[canucker2016]

You just had to live with the constraints.

It biased your selection of data structures and algorithms.

Max 64KB array size meant pointers to allocated structs and linked lists were much more popular back then versus 1 large array of structs.

The Win16 HANDLE memory allocation also meant you had to worry about how you handle structs which had pointers to others structs (a FAR ptr may not be a stable value, unless you locked the HANDLE for the duration of the allocation)

Then you had to worry about stuff that no college programming book talked about (ignore the lack of error checking):

  char FAR *p;
  char FAR *mem = farmalloc(65536);

  for (p = &mem[65535]; p >= &mem[0]; p--) {
    dostuff(p);
  }

Welcome to an infinite loop...

[jlokier]

  char FAR *p;
  char FAR *mem = farmalloc(65536);

  for (p = &mem[65535]; p >= &mem[0]; p--) {
    dostuff(p);
  }

Nice one.

To be fair to Windows, good C courses should still teach this, but I'm not sure if they do :-)

It's UB to set a pointer to before the first element of an array, or after the last element plus one.

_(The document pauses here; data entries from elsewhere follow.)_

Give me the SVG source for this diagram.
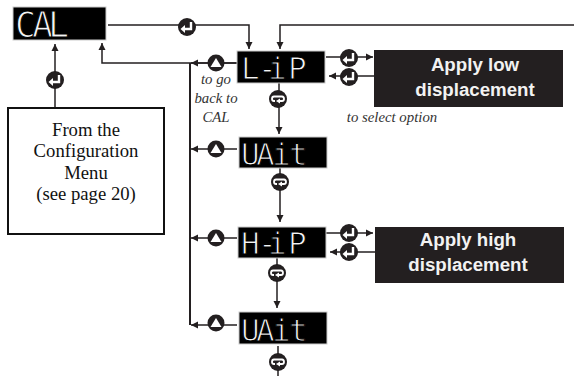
<svg xmlns="http://www.w3.org/2000/svg" width="574" height="376" viewBox="0 0 574 376">
<style>
.lcd{fill:#000;stroke:#ccc;stroke-width:1}
.lt{font-family:"DejaVu Sans Mono","Liberation Mono",monospace;font-size:31px;fill:#f4f4f4;stroke:#000;stroke-width:1.1}
.box{fill:#231f20}
.bt{font-family:"Liberation Sans",Arial,sans-serif;font-weight:700;font-size:18.7px;fill:#f2f2f2;text-anchor:middle}
.s{font-family:"Liberation Serif","Times New Roman",serif;font-size:18.7px;fill:#111;text-anchor:middle}
.i{font-family:"Liberation Serif","Times New Roman",serif;font-style:italic;font-size:14.8px;fill:#333;text-anchor:middle}
.c{fill:none;stroke:#231f20;stroke-width:1.5}
.t{fill:none;stroke:#231f20;stroke-width:2}
.ic{fill:#231f20}
.g{fill:none;stroke:#fff;stroke-width:2.4}
</style>
<defs>
<marker id="a" markerUnits="userSpaceOnUse" markerWidth="8" markerHeight="8" refX="7" refY="4" orient="auto"><path d="M0,0.5 L7,4 L0,7.5z" fill="#231f20"/></marker>
<g id="enter"><circle r="9" class="ic"/><path class="g" d="M4,-5 V2 H-4"/><path d="M-6.500,2 L-2,-2 V6z" fill="#fff"/></g>
<g id="up"><circle r="8.5" class="ic"/><path d="M0,-5 L5.500,4 H-5.500z" fill="#fff"/></g>
<g id="loop"><circle r="9" class="ic"/><path d="M-3,2 H-4 Q-6,2 -6,0 Q-6,-2.500 -4,-2.500 H4 Q6,-2.500 6,0 Q6,2 4,2 H0" fill="none" stroke="#fff" stroke-width="1.800"/><path d="M-2,2 L2,-.5 V4.500z" fill="#fff"/></g>
</defs>
<g id="connectors">
<path class="c" d="M108,25 H249 V49" marker-end="url(#a)"/>
<path class="c" d="M574,25 H280 V49" marker-end="url(#a)"/>
<path class="c" d="M237,63 H102 V43" marker-end="url(#a)"/>
<path class="c" d="M55,108 V44" marker-end="url(#a)"/>
<path class="t" d="M190,63 V325"/>
<path class="c" d="M237,149 H191" marker-end="url(#a)"/>
<path class="c" d="M237,238 H191" marker-end="url(#a)"/>
<path class="c" d="M237,325 H191" marker-end="url(#a)"/>
<path class="c" d="M237,63 H191" marker-end="url(#a)"/>
<path class="c" d="M279,83 V134" marker-end="url(#a)"/>
<path class="c" d="M280,168 V222" marker-end="url(#a)"/>
<path class="c" d="M277,258 V308" marker-end="url(#a)"/>
<path class="c" d="M278,346 V376"/>
<path class="c" d="M326,57 H373" marker-end="url(#a)"/>
<path class="c" d="M374,76 H329" marker-end="url(#a)"/>
<path class="c" d="M322,233 H373" marker-end="url(#a)"/>
<path class="c" d="M375,252 H330" marker-end="url(#a)"/>
</g>
<g id="cal"><rect class="lcd" x="13" y="7" width="93" height="33"/><text class="lt" x="15 32 48" y="36.500" style="font-size:35px">CAL</text></g>
<g id="lip"><rect class="lcd" x="237" y="51" width="88" height="32"/><text class="lt" x="241 258 268 288" y="78.500">L-iP</text></g>
<g id="uait1"><rect class="lcd" x="239" y="137" width="88" height="31"/><text class="lt" x="241 256 272 289" y="164.500">UAit</text></g>
<g id="hip"><rect class="lcd" x="238" y="227" width="88" height="31"/><text class="lt" x="241 258 268 288" y="253.500">H-iP</text></g>
<g id="uait2"><rect class="lcd" x="239" y="312" width="88" height="32"/><text class="lt" x="241 256 272 289" y="340.500">UAit</text></g>
<g id="low"><rect class="box" x="374" y="50" width="189" height="57"/><text class="bt" x="475" y="71">Apply low</text><text class="bt" x="475" y="96">displacement</text></g>
<g id="high"><rect class="box" x="375" y="227" width="189" height="56"/><text class="bt" x="468" y="246">Apply high</text><text class="bt" x="468" y="271">displacement</text></g>
<g id="config"><rect x="8" y="108" width="156" height="126" fill="#fff" stroke="#111" stroke-width="2"/>
<text class="s" x="86" y="136">From the</text><text class="s" x="86" y="157">Configuration</text><text class="s" x="86" y="179">Menu</text><text class="s" x="86" y="200">(see page 20)</text></g>
<g id="icons">
<use href="#enter" x="187" y="27"/><use href="#enter" x="55" y="80"/>
<use href="#up" x="216" y="63"/><use href="#up" x="216" y="149"/><use href="#up" x="216" y="238"/><use href="#up" x="216" y="323"/>
<use href="#loop" x="278" y="99"/><use href="#loop" x="280" y="182"/><use href="#loop" x="277" y="273"/><use href="#loop" x="278" y="362"/>
<use href="#enter" x="349" y="58"/><use href="#enter" x="349" y="77"/><use href="#enter" x="349" y="233"/><use href="#enter" x="349" y="252"/>
</g>
<g id="notes"><text class="i" x="216" y="84">to go</text><text class="i" x="216" y="103">back to</text><text class="i" x="216" y="122">CAL</text>
<text class="i" x="392" y="122">to select option</text></g>
</svg>
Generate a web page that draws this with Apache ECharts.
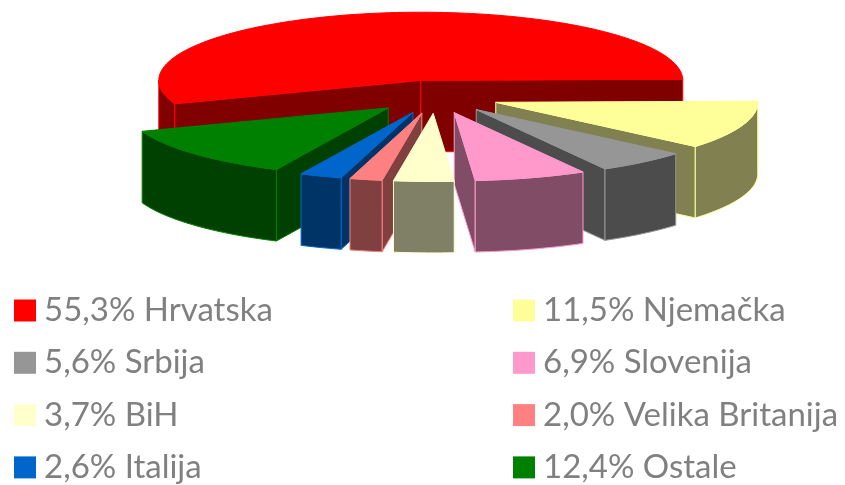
<!DOCTYPE html>
<html><head><meta charset="utf-8">
<style>html,body{margin:0;padding:0;background:#fff}#c{width:845px;height:485px}</style>
<script src="https://cdn.jsdelivr.net/npm/echarts@6/dist/echarts.min.js"></script>
</head><body><div id="c"></div>
<script>
// Data, clockwise from the 3 o'clock position of the pie
const categories = ['Njemačka','Srbija','Slovenija','BiH','Velika Britanija','Italija','Ostale','Hrvatska'];
const values     = [11.5,5.6,6.9,3.7,2.0,2.6,12.4,55.3];
const valueLabels= ['11,5%','5,6%','6,9%','3,7%','2,0%','2,6%','12,4%','55,3%'];
const palette    = ['#FFFF99','#969696','#FF99CC','#FFFFCC','#FF8080','#0066CC','#008000','#FF0000'];
const wallColors = ['#808050','#4C4C4C','#804C66','#808066','#804040','#003366','#004000','#800000'];
const legendLeft = ['Hrvatska','Srbija','BiH','Italija'];
const legendRight= ['Njemačka','Slovenija','Velika Britanija','Ostale'];

// Projection of the tilted pie
const CX=435.5, CY=96.7, R=262, TILT=0.26, DEPTH=71.5, EXPLODE=64, START=89, LARGEST_SHIFT=-3;
const total = values.reduce((a,b)=>a+b,0);
const label = i => valueLabels[i]+' '+categories[i];
const pt = (c,deg,r)=>{const t=deg*Math.PI/180;return [c[0]+r*Math.sin(t),c[1]-r*TILT*Math.cos(t)];};
const down = p=>[p[0],p[1]+DEPTH];

function arc(c,a,b){const n=Math.max(2,Math.ceil((b-a)/1.5)),o=[];
  for(let i=0;i<=n;i++)o.push(pt(c,a+(b-a)*i/n,R));return o;}

function sliceShapes(i,val){
  let before=0;for(let k=0;k<i;k++)before+=values[k];
  const a=START+before/total*360, b=a+val/total*360, mid=(a+b)/2;
  const c=pt([CX,CY],mid,EXPLODE);
  if(val===Math.max.apply(null,values))c[0]+=LARGEST_SHIFT;
  const fill=palette[i], wall=wallColors[i], out=[];
  const poly=(pts,f)=>out.push({type:'polygon',shape:{points:pts},
    style:{fill:f,stroke:fill,lineWidth:1,lineJoin:'round'}});
  const sin=d=>Math.sin(d*Math.PI/180);
  if(sin(a)<0){const p=pt(c,a,R);poly([c,p,down(p),down(c)],wall);}
  if(sin(b)>=0){const p=pt(c,b,R);poly([c,p,down(p),down(c)],wall);}
  // outer wall on the front half only
  const fa=Math.max(a,90), fb=Math.min(b,270);
  if(fb>fa){const top=arc(c,fa,fb);poly(top.concat(top.map(down).reverse()),wall);}
  poly([c].concat(arc(c,a,b)),fill);
  return out;
}

// Paint order: farthest slice first
const order = values.map((v,i)=>{let s=0;for(let k=0;k<i;k++)s+=values[k];
  const m=(START+(s+v/2)/total*360)*Math.PI/180;return {i,d:-Math.cos(m)};})
  .sort((p,q)=>p.d-q.d).map(o=>o.i);

const series = categories.map((n,i)=>({
  type:'custom',name:label(i),coordinateSystem:'none',silent:true,animation:false,
  z:2+order.indexOf(i),itemStyle:{color:palette[i]},data:[values[i]],
  renderItem:(p,api)=>({type:'group',children:sliceShapes(i,api.value(0))})
}));

const legendBase={orient:'vertical',top:294,height:190,padding:0,itemWidth:22,itemHeight:22,itemGap:19.3,icon:'rect',
  selectedMode:false,textStyle:{fontFamily:'Lato',fontSize:33,color:'#808080',padding:[0,0,0,3],lineHeight:30}};
const full=n=>label(categories.indexOf(n));

echarts.init(document.getElementById('c'),null,{renderer:'canvas'}).setOption({
  backgroundColor:'#fff',animation:false,
  legend:[
    Object.assign({},legendBase,{left:14,data:legendLeft.map(full)}),
    Object.assign({},legendBase,{left:513,data:legendRight.map(full)})
  ],
  series
});
</script></body></html>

So, if it knows the call to farmalloc/malloc returns the start of an object, a modern C compiler on a modern architecture may, in principle, optimise the above to an infinite loop.

I've seen something similar on architectures (long ago) where a zero-bit-pattern pointer was a valid memory address you might actually access. Of course p-1 is not less than p when p is zero.

[canucker2016]

None of my college CS courses used programming languages that featured FAR pointers.

The above example would cause an infinite loop on Win16's seg:off far memory model, but compiling on Win32 would not cause an infinite loop.

Problem is that far pointers only affect the offset, not the segment. So decrementing a 0 value offset would just wrap around to 0xFFFF and the segment would stay the same, so you're going from mem[0] to mem[65535] not mem[-1].

[jlokier]

My point is the example code has a generic C bug, not depending on FAR, which is why it should be taught in good C courses.

Although the code worked on Win32, and works on most modern C compilers, it's not guaranteed to work on modern C compilers, especially with aggressive optimisation turned on.

[canucker2016]

I'm not disputing your point.

I'm explaining why the infinite loop actually occurs for those who haven't encountered the problem.

The problem would happen for an array whose beginning element starts at offset 0 for a particular segment and an iteration stop condition that uses ">= 0th element" that scans down the array. I used a 64K allocated array to ensure that the array base would match offset 0.

Problem would also occur if the end of the array aligns with the segment limit and the iteration end condition was "<= end element" and the scan moves up the array.

For either situation, the array could be < 64KB. One byte would be sufficient.